Assim como o brasileiro, o filme estadunidense também vai se jogar no evento e fazer dele o filme em si. Só que, enquanto Paul Greengrass se mantém fiel ao seu thriller, tornando os personagens meros adereços para a expectativa criada para o que virá a seguir, com uma mise-en-scene pouco preocupada em desenvolver essas pessoas, mas em entendê-las puramente naquele contexto de decisões rápidas a serem tomadas, enquanto a câmera torna o desespero palpável, Baldini não resiste às fugas do gênero a fim de tornar o filme mais comercial e vendável para um público não brasileiro, ou mesmo para os que aqui no Brasil não sabem ou não lembram do período econômico e social do Governo Sarney. Descobrir que esse filme foi atrasado a fim de concorrer ao Oscar do ano que vem como representante brasileiro e que os produtores estão fazendo de tudo para vendê-lo nos Estados Unidos torna o porquê dessas escolhas mais claro.

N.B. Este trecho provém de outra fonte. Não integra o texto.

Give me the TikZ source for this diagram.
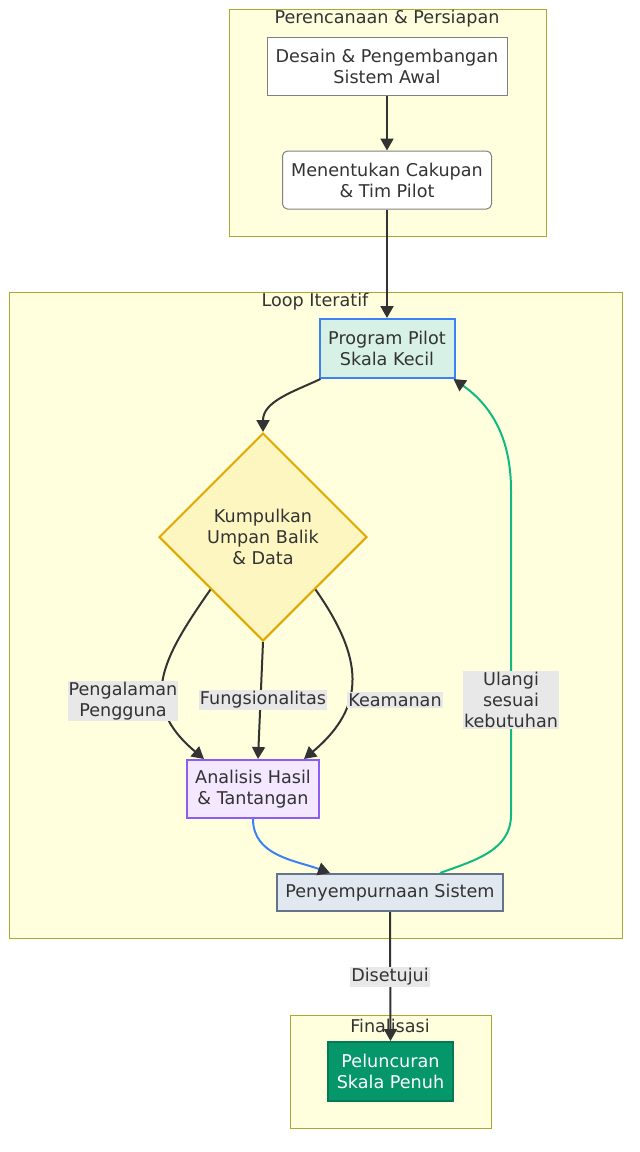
\documentclass[tikz,border=0pt]{standalone}
\usepackage{fontspec}
\setmainfont{DejaVu Sans}
\usetikzlibrary{arrows.meta,shapes.geometric}

\definecolor{grpfill}{HTML}{FFFFDE}
\definecolor{grpline}{HTML}{AAAA33}
\definecolor{ink}{HTML}{333333}
\definecolor{lblbg}{HTML}{E8E8E8}
\definecolor{pilotfill}{HTML}{D8F1E6}
\definecolor{pilotline}{HTML}{3B82F6}
\definecolor{datafill}{HTML}{FEF6C0}
\definecolor{dataline}{HTML}{E0A800}
\definecolor{anafill}{HTML}{F3E8FF}
\definecolor{analine}{HTML}{8B5CF6}
\definecolor{refill}{HTML}{E2E8F0}
\definecolor{reline}{HTML}{64748B}
\definecolor{gofill}{HTML}{059669}
\definecolor{goline}{HTML}{047857}
\definecolor{loopline}{HTML}{10B981}

\tikzset{
	txt/.style={font=\fontsize{17.6}{21}\selectfont, text=ink, align=center},
	grp/.style={draw=grpline, fill=grpfill, line width=1pt},
	box/.style={txt, draw, line width=1pt, inner sep=0pt},
	lbl/.style={txt, fill=lblbg, inner sep=1pt},
	arr/.style={draw=ink, line width=2pt, -{Triangle[length=12pt,width=13pt,color=ink]}},
}

\begin{document}
\begin{tikzpicture}[x=1pt,y=-1pt]
	\useasboundingbox (0,0) rectangle (640,1152);

	% groups
	\draw [grp] (229,9) rectangle (546,236);
	\draw [grp] (9,292) rectangle (622,938);
	\draw [grp] (290,1015) rectangle (491,1128);
	\node [txt] (tPlan) at (387,19) {Perencanaan \& Persiapan};
	\node [txt] (tLoop) at (315,302) {Loop Iteratif};
	\node [txt] (tFinal) at (390,1026) {Finalisasi};

	% nodes
	\node [box, draw=gray, fill=white, minimum width=240pt, minimum height=58pt] (desain) at (387,66) {Desain \& Pengembangan\\Sistem Awal};
	\node [box, draw=gray, fill=white, rounded corners=5pt, minimum width=209pt, minimum height=58pt] (cakupan) at (387,180) {Menentukan Cakupan\\\& Tim Pilot};
	\node [box, draw=pilotline, fill=pilotfill, line width=2pt, minimum width=135pt, minimum height=59pt] (pilot) at (387,348.5) {Program Pilot\\Skala Kecil};
	\node [txt, diamond, draw=dataline, fill=datafill, line width=2pt, minimum width=208pt, minimum height=208pt, inner sep=0pt] (kumpul) at (263,537) {Kumpulkan\\Umpan Balik\\\& Data};
	\node [box, draw=analine, fill=anafill, line width=2pt, minimum width=132pt, minimum height=58pt] (analisis) at (253,789) {Analisis Hasil\\\& Tantangan};
	\node [box, draw=reline, fill=refill, line width=2pt, minimum width=226pt, minimum height=37pt] (sempurna) at (390,892.5) {Penyempurnaan Sistem};
	\node [box, draw=goline, fill=gofill, text=white, line width=2pt, minimum width=125pt, minimum height=59pt] (luncur) at (390.5,1071.5) {Peluncuran\\Skala Penuh};

	% connectors
	\coordinate (loopLow) at (511,815);
	\coordinate (loopHigh) at (511,490);
	\draw [arr] (desain) -- (cakupan);
	\draw [arr] (cakupan.south) -- (pilot.north);
	\draw [arr] ([xshift=2pt]pilot.south west) to[out=205,in=90] (kumpul.north);
	\draw [arr] (kumpul.south west) to[out=235,in=140,looseness=1.3] ([xshift=18pt]analisis.north west);
	\draw [arr] (kumpul.south) -- ([xshift=5pt]analisis.north);
	\draw [arr] (kumpul.south east) to[out=-55,in=40,looseness=1.25] ([xshift=-16pt]analisis.north east);
	\draw [arr, draw=pilotline] (analisis.south) to[out=-90,in=160] ([xshift=-60pt]sempurna.north);
	\draw [arr, draw=loopline] ([xshift=50pt]sempurna.north) to[out=20,in=-90] (loopLow) -- (loopHigh) to[out=90,in=-35] ([xshift=-2pt]pilot.south east);
	\draw [arr] (sempurna.south) -- (luncur.north);

	% edge labels
	\node [lbl] (lUser) at (123,701) {Pengalaman\\Pengguna};
	\node [lbl] (lFunc) at (263,700) {Fungsionalitas};
	\node [lbl] (lSec) at (395,700) {Keamanan};
	\node [lbl] (lRep) at (511,700) {Ulangi\\sesuai\\kebutuhan};
	\node [lbl] (lOk) at (390,977) {Disetujui};
\end{tikzpicture}
\end{document}
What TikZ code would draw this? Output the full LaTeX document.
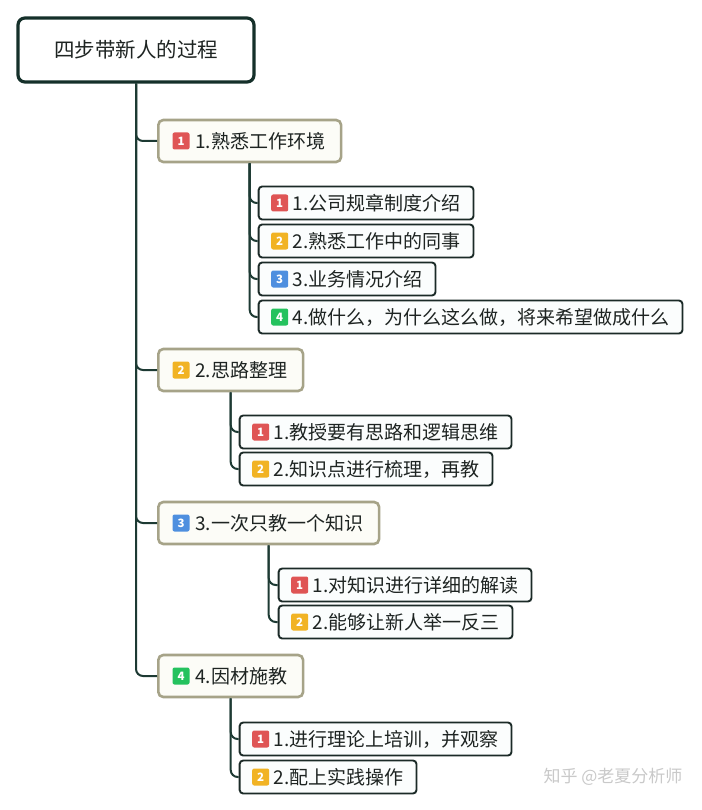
\documentclass[tikz,border=0pt]{standalone}
\usepackage{fontspec}
\usepackage{xcolor}
\usepackage{tikz}
\usetikzlibrary{
  calc,
  positioning
}
\newfontfamily\cjk{Noto Sans CJK SC}
\definecolor{ink}{HTML}{1E2422}
\definecolor{rootink}{HTML}{15302A}
\definecolor{branchink}{HTML}{1D3A33}
\definecolor{topicline}{HTML}{A6A388}
\definecolor{topicfill}{HTML}{FCFCF7}
\definecolor{itemline}{HTML}{1B2A27}
\definecolor{itemfill}{HTML}{FBFDFD}
\definecolor{bred}{HTML}{DF5555}
\definecolor{borange}{HTML}{F1B324}
\definecolor{bblue}{HTML}{4E8FDF}
\definecolor{bgreen}{HTML}{24C25E}
\definecolor{markgray}{HTML}{C9C9C9}
\tikzset{
  every node/.style={font=\cjk\fontsize{19}{22}\selectfont, text=ink},
  rootbox/.style={
    draw=rootink,
    fill=white,
    line width=3.2pt,
    rounded corners=7pt,
    minimum width=236pt,
    minimum height=64pt,
    font=\cjk\fontsize{20.5}{24}\selectfont
  },
  topicbox/.style={
    anchor=west,
    draw=topicline,
    fill=topicfill,
    line width=2.6pt,
    rounded corners=5pt,
    minimum height=42pt,
    inner xsep=16pt
  },
  itembox/.style={
    anchor=west,
    draw=itemline,
    fill=itemfill,
    line width=1.9pt,
    rounded corners=3.5pt,
    minimum height=33pt,
    inner xsep=13pt
  },
  badge/.style={
    fill=#1,
    rounded corners=2pt,
    minimum size=17pt,
    inner sep=0pt,
    text=white,
    font=\cjk\bfseries\fontsize{11.5}{12}\selectfont
  },
  branch/.style={draw=branchink, line width=2pt, rounded corners=7pt},
}

\begin{document}
\begin{tikzpicture}[x=1pt, y=-1pt]

  \fill[white] (0,0) rectangle (701,810);
  \useasboundingbox (0,0) rectangle (701,810);

  % =====================================================================
  % ROOT
  % =====================================================================
  \node[rootbox] (root) at (136,50) {四步带新人的过程};

  % =====================================================================
  % TOPIC 1
  % =====================================================================
  \node[topicbox] (t1) at (157,141) {\hspace*{21pt}1.熟悉工作环境};
  \node[badge=bred] (t1b) at ([xshift=24pt]t1.west) {1};
  \draw[branch] (root.south) |- (t1.west);

  \node[itembox] (t1a) at ([xshift=8pt]t1.south |- 0,203) {\hspace*{21pt}1.公司规章制度介绍};
  \node[itembox] (t1c) at ([xshift=8pt]t1.south |- 0,241) {\hspace*{21pt}2.熟悉工作中的同事};
  \node[itembox] (t1e) at ([xshift=8pt]t1.south |- 0,279) {\hspace*{21pt}3.业务情况介绍};
  \node[itembox] (t1g) at ([xshift=8pt]t1.south |- 0,317) {\hspace*{21pt}4.做什么，为什么这么做，将来希望做成什么};
  \node[badge=bred] (t1ab) at ([xshift=22pt]t1a.west) {1};
  \node[badge=borange] (t1cb) at ([xshift=22pt]t1c.west) {2};
  \node[badge=bblue] (t1eb) at ([xshift=22pt]t1e.west) {3};
  \node[badge=bgreen] (t1gb) at ([xshift=22pt]t1g.west) {4};
  \draw[branch] (t1.south) |- (t1a.west);
  \draw[branch] (t1.south) |- (t1c.west);
  \draw[branch] (t1.south) |- (t1e.west);
  \draw[branch] (t1.south) |- (t1g.west);

  % =====================================================================
  % TOPIC 2
  % =====================================================================
  \node[topicbox] (t2) at (157,370) {\hspace*{21pt}2.思路整理};
  \node[badge=borange] (t2b) at ([xshift=24pt]t2.west) {2};
  \draw[branch] (root.south) |- (t2.west);

  \node[itembox] (t2a) at ([xshift=8pt]t2.south |- 0,432) {\hspace*{21pt}1.教授要有思路和逻辑思维};
  \node[itembox] (t2c) at ([xshift=8pt]t2.south |- 0,469) {\hspace*{21pt}2.知识点进行梳理，再教};
  \node[badge=bred] (t2ab) at ([xshift=22pt]t2a.west) {1};
  \node[badge=borange] (t2cb) at ([xshift=22pt]t2c.west) {2};
  \draw[branch] (t2.south) |- (t2a.west);
  \draw[branch] (t2.south) |- (t2c.west);

  % =====================================================================
  % TOPIC 3
  % =====================================================================
  \node[topicbox] (t3) at (157,523) {\hspace*{21pt}3.一次只教一个知识};
  \node[badge=bblue] (t3b) at ([xshift=24pt]t3.west) {3};
  \draw[branch] (root.south) |- (t3.west);

  \node[itembox] (t3a) at ([xshift=9pt]t3.south |- 0,585) {\hspace*{21pt}1.对知识进行详细的解读};
  \node[itembox] (t3c) at ([xshift=9pt]t3.south |- 0,622) {\hspace*{21pt}2.能够让新人举一反三};
  \node[badge=bred] (t3ab) at ([xshift=22pt]t3a.west) {1};
  \node[badge=borange] (t3cb) at ([xshift=22pt]t3c.west) {2};
  \draw[branch] (t3.south) |- (t3a.west);
  \draw[branch] (t3.south) |- (t3c.west);

  % =====================================================================
  % TOPIC 4
  % =====================================================================
  \node[topicbox] (t4) at (157,676) {\hspace*{21pt}4.因材施教};
  \node[badge=bgreen] (t4b) at ([xshift=24pt]t4.west) {4};
  \draw[branch] (root.south) |- (t4.west);

  \node[itembox] (t4a) at ([xshift=8pt]t4.south |- 0,739) {\hspace*{21pt}1.进行理论上培训，并观察};
  \node[itembox] (t4c) at ([xshift=8pt]t4.south |- 0,777) {\hspace*{21pt}2.配上实践操作};
  \node[badge=bred] (t4ab) at ([xshift=22pt]t4a.west) {1};
  \node[badge=borange] (t4cb) at ([xshift=22pt]t4c.west) {2};
  \draw[branch] (t4.south) |- (t4a.west);
  \draw[branch] (t4.south) |- (t4c.west);

  % watermark text, bottom right
  \node[anchor=east, text=markgray, font=\cjk\fontsize{17}{20}\selectfont]
    (zhihu) at (686,777) {知乎 @老夏分析师};

\end{tikzpicture}
\end{document}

Isso fica bastante evidente em como por mais simples que seja a abordagem narrativa de Baldini, diretor acostumado a fazer os chamados “Globo Filmes” e que parece seguir essa mesma proposta estética de atuações, decupagem e uma fotografia que, com exceção das sequências com uso de computação gráfica, segue bastante do padrão dos filmes mais populares do nosso cinema, sobretudo na ausência de sombras e um trabalho mais refinado da imagem. Entretanto, essa configuração se faz ainda mais presente na falta de foco que o longa tem, responsável até por romper constantemente com a ideia de uma unidade estilística. Então, a obra já abre como se fosse um documentário, daqueles bem cara de History Channel, com imagens de apoio e uma narração desconhecida que tem por único objetivo explicar a história do Brasil do fim da Ditadura até aquele momento, ideia que vai retornar em parte com os tradicionais textos finais, aqui ainda mais bizarros quando essas associações vão além daquele fato e momento histórico, querendo se ampliar até para o 11 de Setembro.
É essa indefinição do olhar e pretensão em ser relevante que nunca permitem a “O Sequestro do Voo 375” ser realmente esse filme de gênero que nos transporta para aquele local e nos faz viver aquele momento de desespero. O filme quer passar pelo contexto político e explicá-lo aos montes, tenta se aprofundar, mas não passa da superfície, tanto no piloto quanto no sequestrador, pula constantemente para Brasília e foca em um ministro e um general do exército, dá atenção para uma mulher que se comunica com o avião e vira uma espécie de negociadora, além de todos que estão em seu entorno, além de ainda olhar com mais atenção para outros membros da tripulação. Entretanto, nem há um aprofundamento nesses personagens e núcleos, e menos ainda um cuidado de torná-los parte de uma visão criativa apenas. Assim, a atuação mais contida de Danilo Grangheira nunca conversa com o vilão de olhos arregalados de Jorge Paz, e menos ainda com a caricatura de todos aqueles militares que aparecem. Há um bom thriller dentro da obra de Baldini, mas ela nunca consegue se sobressair em meio a tantas intervenções que tratam a caricatura com seriedade sem nem se dar conta.